DATA EXTRACT.

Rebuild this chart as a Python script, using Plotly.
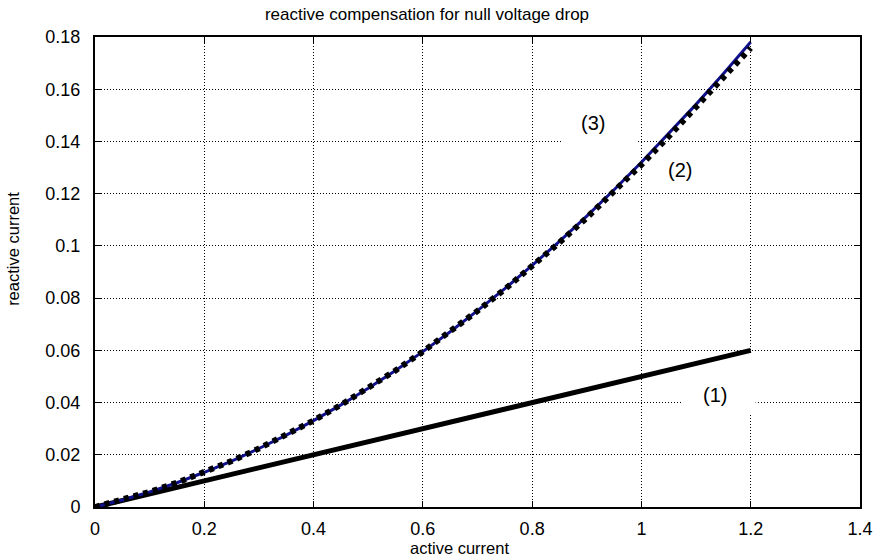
import plotly.graph_objects as go

# active current values
x = [0.0, 0.05, 0.1, 0.15, 0.2, 0.25, 0.3, 0.35, 0.4, 0.45, 0.5, 0.55, 0.6,
     0.65, 0.7, 0.75, 0.8, 0.85, 0.9, 0.95, 1.0, 1.05, 1.1, 1.15, 1.2]

# curve (1)
y1 = [0.0, 0.0025, 0.005, 0.0075, 0.01, 0.0125, 0.015, 0.0175, 0.02, 0.0225, 0.025, 0.0275, 0.03,
      0.0325, 0.035, 0.0375, 0.04, 0.0425, 0.045, 0.0475, 0.05, 0.0525, 0.055, 0.0575, 0.06]
# curve (2)
y2 = [0.0, 0.0027, 0.0058, 0.0093, 0.0133, 0.0176, 0.0224, 0.0275, 0.0331, 0.0391, 0.0455, 0.0523, 0.0595,
      0.0671, 0.0751, 0.0834, 0.0922, 0.1013, 0.1108, 0.1208, 0.1311, 0.1419, 0.153, 0.1645, 0.1758]
# curve (3)
y3 = [0.0, 0.0027, 0.0058, 0.0093, 0.0133, 0.0176, 0.0224, 0.0275, 0.0331, 0.0391, 0.0455, 0.0523, 0.0595,
      0.0671, 0.0752, 0.0836, 0.0925, 0.1017, 0.1114, 0.1215, 0.132, 0.1429, 0.1542, 0.1659, 0.1781]

xticks = [0, 0.2, 0.4, 0.6, 0.8, 1.0, 1.2, 1.4]
xticklabels = ['0', '0.2', '0.4', '0.6', '0.8', '1', '1.2', '1.4']
yticks = [0, 0.02, 0.04, 0.06, 0.08, 0.1, 0.12, 0.14, 0.16, 0.18]
yticklabels = ['0', '0.02', '0.04', '0.06', '0.08', '0.1', '0.12', '0.14', '0.16', '0.18']

font = 'Liberation Sans, Arial, sans-serif'

fig = go.Figure()
fig.add_trace(go.Scatter(x=x, y=y1, mode='lines', name='(1)',
                         line=dict(color='black', width=5)))
fig.add_trace(go.Scatter(x=x, y=y3, mode='lines', name='(3)',
                         line=dict(color='#10108c', width=3)))
fig.add_trace(go.Scatter(x=x, y=y2, mode='lines', name='(2)',
                         line=dict(color='black', width=6, dash='5px,5px')))

# white boxes behind the curve labels (hide the grid)
fig.add_shape(type='rect', x0=1.076, x1=1.209, y0=0.0352, y1=0.0582, layer='between',
              fillcolor='white', line=dict(width=0))
fig.add_shape(type='rect', x0=0.855, x1=0.99, y0=0.1367, y1=0.154, layer='between',
              fillcolor='white', line=dict(width=0))

fig.add_annotation(x=0.912, y=0.147, text='(3)', showarrow=False, font=dict(size=20, color='black'))
fig.add_annotation(x=1.071, y=0.129, text='(2)', showarrow=False, font=dict(size=20, color='black'))
fig.add_annotation(x=1.134, y=0.0429, text='(1)', showarrow=False, font=dict(size=20, color='black'))

# axis titles
fig.add_annotation(xref='paper', yref='paper', x=0.4087, y=-0.0875, xanchor='left', yanchor='middle',
                   text='active current', showarrow=False, font=dict(size=16.5, color='black'))
fig.add_annotation(xref='paper', yref='paper', x=-0.1067, y=0.55, xanchor='center', yanchor='middle',
                   text='reactive current', textangle=-90, showarrow=False,
                   font=dict(size=16.5, color='black'))

axis_style = dict(showline=True, linecolor='black', linewidth=2, mirror='ticks',
                  ticks='inside', ticklen=6, tickcolor='black', tickwidth=1,
                  showgrid=True, gridcolor='black', gridwidth=1, griddash='1px,2px',
                  zeroline=False, tickfont=dict(size=18, color='black'))

fig.update_xaxes(range=[0, 1.4], tickvals=xticks, ticktext=xticklabels,
                 ticklabelstandoff=4, **axis_style)
fig.update_yaxes(range=[0, 0.18], tickvals=yticks, ticktext=yticklabels,
                 ticklabelstandoff=9, **axis_style)

fig.update_layout(
    width=885, height=559,
    margin=dict(l=95, r=12, t=37, b=52),
    paper_bgcolor='white', plot_bgcolor='white',
    showlegend=False,
    font=dict(family=font, color='black'),
    title=dict(text='reactive compensation for null voltage drop', x=0.4825, xanchor='center',
               y=0.975, yanchor='middle', font=dict(size=17, color='black')),
)

# drop the default page margin so the figure sits at the window's corner
fig.write_html("out.html", config={'displayModeBar': False},
               post_script="document.body.style.margin='0px';")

PROBLEM. Output the material word for word, omitting its pictures.

PROBLEM SOLUTION.
Rebuild this chart as a Python script, using Plotly.
import plotly.graph_objects as go

# active current values
x = [0.0, 0.05, 0.1, 0.15, 0.2, 0.25, 0.3, 0.35, 0.4, 0.45, 0.5, 0.55, 0.6,
     0.65, 0.7, 0.75, 0.8, 0.85, 0.9, 0.95, 1.0, 1.05, 1.1, 1.15, 1.2]

# curve (1)
y1 = [0.0, 0.0025, 0.005, 0.0075, 0.01, 0.0125, 0.015, 0.0175, 0.02, 0.0225, 0.025, 0.0275, 0.03,
      0.0325, 0.035, 0.0375, 0.04, 0.0425, 0.045, 0.0475, 0.05, 0.0525, 0.055, 0.0575, 0.06]
# curve (2)
y2 = [0.0, 0.0027, 0.0058, 0.0093, 0.0133, 0.0176, 0.0224, 0.0275, 0.0331, 0.0391, 0.0455, 0.0523, 0.0595,
      0.0671, 0.0751, 0.0834, 0.0922, 0.1013, 0.1108, 0.1208, 0.1311, 0.1419, 0.153, 0.1645, 0.1758]
# curve (3)
y3 = [0.0, 0.0027, 0.0058, 0.0093, 0.0133, 0.0176, 0.0224, 0.0275, 0.0331, 0.0391, 0.0455, 0.0523, 0.0595,
      0.0671, 0.0752, 0.0836, 0.0925, 0.1017, 0.1114, 0.1215, 0.132, 0.1429, 0.1542, 0.1659, 0.1781]

xticks = [0, 0.2, 0.4, 0.6, 0.8, 1.0, 1.2, 1.4]
xticklabels = ['0', '0.2', '0.4', '0.6', '0.8', '1', '1.2', '1.4']
yticks = [0, 0.02, 0.04, 0.06, 0.08, 0.1, 0.12, 0.14, 0.16, 0.18]
yticklabels = ['0', '0.02', '0.04', '0.06', '0.08', '0.1', '0.12', '0.14', '0.16', '0.18']

font = 'Liberation Sans, Arial, sans-serif'

fig = go.Figure()
fig.add_trace(go.Scatter(x=x, y=y1, mode='lines', name='(1)',
                         line=dict(color='black', width=5)))
fig.add_trace(go.Scatter(x=x, y=y3, mode='lines', name='(3)',
                         line=dict(color='#10108c', width=3)))
fig.add_trace(go.Scatter(x=x, y=y2, mode='lines', name='(2)',
                         line=dict(color='black', width=6, dash='5px,5px')))

# white boxes behind the curve labels (hide the grid)
fig.add_shape(type='rect', x0=1.076, x1=1.209, y0=0.0352, y1=0.0582, layer='between',
              fillcolor='white', line=dict(width=0))
fig.add_shape(type='rect', x0=0.855, x1=0.99, y0=0.1367, y1=0.154, layer='between',
              fillcolor='white', line=dict(width=0))

fig.add_annotation(x=0.912, y=0.147, text='(3)', showarrow=False, font=dict(size=20, color='black'))
fig.add_annotation(x=1.071, y=0.129, text='(2)', showarrow=False, font=dict(size=20, color='black'))
fig.add_annotation(x=1.134, y=0.0429, text='(1)', showarrow=False, font=dict(size=20, color='black'))

# axis titles
fig.add_annotation(xref='paper', yref='paper', x=0.4087, y=-0.0875, xanchor='left', yanchor='middle',
                   text='active current', showarrow=False, font=dict(size=16.5, color='black'))
fig.add_annotation(xref='paper', yref='paper', x=-0.1067, y=0.55, xanchor='center', yanchor='middle',
                   text='reactive current', textangle=-90, showarrow=False,
                   font=dict(size=16.5, color='black'))

axis_style = dict(showline=True, linecolor='black', linewidth=2, mirror='ticks',
                  ticks='inside', ticklen=6, tickcolor='black', tickwidth=1,
                  showgrid=True, gridcolor='black', gridwidth=1, griddash='1px,2px',
                  zeroline=False, tickfont=dict(size=18, color='black'))

fig.update_xaxes(range=[0, 1.4], tickvals=xticks, ticktext=xticklabels,
                 ticklabelstandoff=4, **axis_style)
fig.update_yaxes(range=[0, 0.18], tickvals=yticks, ticktext=yticklabels,
                 ticklabelstandoff=9, **axis_style)

fig.update_layout(
    width=885, height=559,
    margin=dict(l=95, r=12, t=37, b=52),
    paper_bgcolor='white', plot_bgcolor='white',
    showlegend=False,
    font=dict(family=font, color='black'),
    title=dict(text='reactive compensation for null voltage drop', x=0.4825, xanchor='center',
               y=0.975, yanchor='middle', font=dict(size=17, color='black')),
)

# drop the default page margin so the figure sits at the window's corner
fig.write_html("out.html", config={'displayModeBar': False},
               post_script="document.body.style.margin='0px';")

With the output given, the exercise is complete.